There are no "facts" in the absence of a worldview.

Hm. Thanks for this post. I'm about to go get my PhD, and should like to avoid this phenomenon if at all possible. I think I shall print this out and tack it to my wall.

Nob Akimoto

Having known a large number of people in the academic arena of social sciences (political science mainly) I'd have to say this attitude does persist, particularly in the early graduate phase. But I would say certain fields of the social sciences tend to be more prone to it than others because of their nature.

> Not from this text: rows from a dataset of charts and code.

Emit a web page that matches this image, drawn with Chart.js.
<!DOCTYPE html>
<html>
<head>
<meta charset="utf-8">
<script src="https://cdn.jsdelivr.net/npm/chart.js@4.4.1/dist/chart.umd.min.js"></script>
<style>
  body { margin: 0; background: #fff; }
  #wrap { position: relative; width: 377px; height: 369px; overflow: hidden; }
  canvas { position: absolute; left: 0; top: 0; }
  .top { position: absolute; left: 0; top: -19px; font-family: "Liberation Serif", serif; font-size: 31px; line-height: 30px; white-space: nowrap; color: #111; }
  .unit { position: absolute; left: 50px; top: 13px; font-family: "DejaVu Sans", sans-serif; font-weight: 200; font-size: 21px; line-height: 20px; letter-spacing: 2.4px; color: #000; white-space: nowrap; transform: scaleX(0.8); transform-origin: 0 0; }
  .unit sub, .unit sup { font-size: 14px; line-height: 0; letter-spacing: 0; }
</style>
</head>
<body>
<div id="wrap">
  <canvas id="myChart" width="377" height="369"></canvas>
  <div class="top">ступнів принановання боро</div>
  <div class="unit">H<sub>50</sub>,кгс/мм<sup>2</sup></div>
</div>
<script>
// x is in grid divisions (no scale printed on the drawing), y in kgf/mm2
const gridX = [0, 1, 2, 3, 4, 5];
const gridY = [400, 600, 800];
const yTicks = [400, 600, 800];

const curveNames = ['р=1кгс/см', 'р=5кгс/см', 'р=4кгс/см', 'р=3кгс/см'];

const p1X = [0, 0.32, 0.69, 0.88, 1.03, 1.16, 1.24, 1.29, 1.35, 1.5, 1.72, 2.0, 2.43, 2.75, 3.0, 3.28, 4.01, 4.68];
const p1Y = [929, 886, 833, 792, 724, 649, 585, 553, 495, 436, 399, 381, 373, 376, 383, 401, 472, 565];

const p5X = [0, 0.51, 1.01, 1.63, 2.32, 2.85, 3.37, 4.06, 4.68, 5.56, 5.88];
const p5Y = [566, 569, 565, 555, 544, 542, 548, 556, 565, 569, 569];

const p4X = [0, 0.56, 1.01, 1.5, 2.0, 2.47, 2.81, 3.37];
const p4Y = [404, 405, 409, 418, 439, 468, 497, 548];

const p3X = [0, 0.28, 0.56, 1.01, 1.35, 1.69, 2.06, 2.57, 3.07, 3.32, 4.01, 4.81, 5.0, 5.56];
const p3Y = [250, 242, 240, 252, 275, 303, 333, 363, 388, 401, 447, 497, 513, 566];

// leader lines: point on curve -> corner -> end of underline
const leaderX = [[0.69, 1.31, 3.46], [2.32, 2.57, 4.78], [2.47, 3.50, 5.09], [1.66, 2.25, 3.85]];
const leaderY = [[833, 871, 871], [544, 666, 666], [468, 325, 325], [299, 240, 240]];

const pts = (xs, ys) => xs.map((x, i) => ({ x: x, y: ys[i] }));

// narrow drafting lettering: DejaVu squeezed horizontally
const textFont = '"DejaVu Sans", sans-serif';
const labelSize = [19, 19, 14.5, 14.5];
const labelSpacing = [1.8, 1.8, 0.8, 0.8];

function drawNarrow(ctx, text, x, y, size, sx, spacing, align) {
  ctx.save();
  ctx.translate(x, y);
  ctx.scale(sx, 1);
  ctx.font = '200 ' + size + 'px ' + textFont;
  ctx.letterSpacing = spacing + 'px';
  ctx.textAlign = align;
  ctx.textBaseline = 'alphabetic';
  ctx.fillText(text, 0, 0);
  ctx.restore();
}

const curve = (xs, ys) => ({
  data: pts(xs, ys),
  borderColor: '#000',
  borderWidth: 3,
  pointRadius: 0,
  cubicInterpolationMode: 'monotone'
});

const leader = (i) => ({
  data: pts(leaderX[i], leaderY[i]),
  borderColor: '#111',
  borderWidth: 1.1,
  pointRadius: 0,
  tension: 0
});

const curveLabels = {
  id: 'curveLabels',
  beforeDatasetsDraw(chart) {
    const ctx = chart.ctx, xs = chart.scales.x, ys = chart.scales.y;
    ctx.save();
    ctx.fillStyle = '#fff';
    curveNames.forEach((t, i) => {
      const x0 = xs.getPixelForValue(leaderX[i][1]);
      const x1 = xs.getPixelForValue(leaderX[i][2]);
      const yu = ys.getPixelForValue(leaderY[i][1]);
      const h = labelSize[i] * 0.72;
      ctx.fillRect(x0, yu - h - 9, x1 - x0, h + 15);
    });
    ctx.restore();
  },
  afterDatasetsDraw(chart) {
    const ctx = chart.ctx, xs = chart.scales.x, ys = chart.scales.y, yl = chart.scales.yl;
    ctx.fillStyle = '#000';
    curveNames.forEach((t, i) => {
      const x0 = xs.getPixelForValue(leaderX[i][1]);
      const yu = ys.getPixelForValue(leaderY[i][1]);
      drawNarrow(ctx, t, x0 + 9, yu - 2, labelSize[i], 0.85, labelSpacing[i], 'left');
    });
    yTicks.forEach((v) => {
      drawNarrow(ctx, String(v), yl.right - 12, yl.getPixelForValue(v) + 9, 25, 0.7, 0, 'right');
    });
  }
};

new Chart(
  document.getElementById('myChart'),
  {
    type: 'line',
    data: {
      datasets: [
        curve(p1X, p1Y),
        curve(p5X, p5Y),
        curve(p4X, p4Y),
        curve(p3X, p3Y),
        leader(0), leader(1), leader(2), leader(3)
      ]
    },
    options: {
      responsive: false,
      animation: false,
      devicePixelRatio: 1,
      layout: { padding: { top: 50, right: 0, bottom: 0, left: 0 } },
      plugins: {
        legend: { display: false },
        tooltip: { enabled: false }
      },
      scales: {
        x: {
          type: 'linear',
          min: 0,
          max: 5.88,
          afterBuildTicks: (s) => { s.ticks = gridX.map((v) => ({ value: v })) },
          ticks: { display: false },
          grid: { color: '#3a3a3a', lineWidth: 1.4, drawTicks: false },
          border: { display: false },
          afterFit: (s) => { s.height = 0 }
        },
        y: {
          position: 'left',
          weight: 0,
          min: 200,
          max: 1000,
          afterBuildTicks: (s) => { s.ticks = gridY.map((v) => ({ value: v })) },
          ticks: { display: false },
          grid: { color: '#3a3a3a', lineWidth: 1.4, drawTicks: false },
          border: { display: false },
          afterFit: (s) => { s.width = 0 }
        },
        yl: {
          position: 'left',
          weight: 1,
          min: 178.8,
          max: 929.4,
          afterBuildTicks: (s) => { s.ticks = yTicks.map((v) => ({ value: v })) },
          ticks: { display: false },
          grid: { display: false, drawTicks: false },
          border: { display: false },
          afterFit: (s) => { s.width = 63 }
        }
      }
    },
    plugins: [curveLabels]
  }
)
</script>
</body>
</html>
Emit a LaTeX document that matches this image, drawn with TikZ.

For example, the area of legal studies and law tend NOT to be this way because of the sheer body of knowledge that needs to be processed and the number of variables that influence the theories/problems that are being bandied about. Likewise, I would say things like electoral politics, policy analysis and others that rely primarily on going through a great deal of hard numbers and a boatload of variables are going to be more humble (or at least less likely to fall into this trap.)

Economics seems to be a bit of a blindspot as despite the number of variables, ideological or theoretical identity seems to come before data or at least selective data. This then gets progressively worse as you go to fields where there's less and less that you can falsify and you wind up with things like political theory which for better or for worse have problems falsifying theories however wrong.

I would also say though, not simply based on just the posts here, but also on personal experience that the dismissive "know it all" stance in terms of knowledge also often comes from natural sciences grad students towards liberal arts types. Certainly there's a tendency to dismiss it all as ideologically biased or academically dishonest. There's plenty of good social sciences who take a hard look at difficult to collect data (let's face it, lab conditions in the social sciences are rare, so your samples will necessarily be hard to collect) and do so with the intention of solving real social problems. Just as there are plenty of natural sciences hacks who falsify data and go around selling out their souls and research for ideological highest bidders.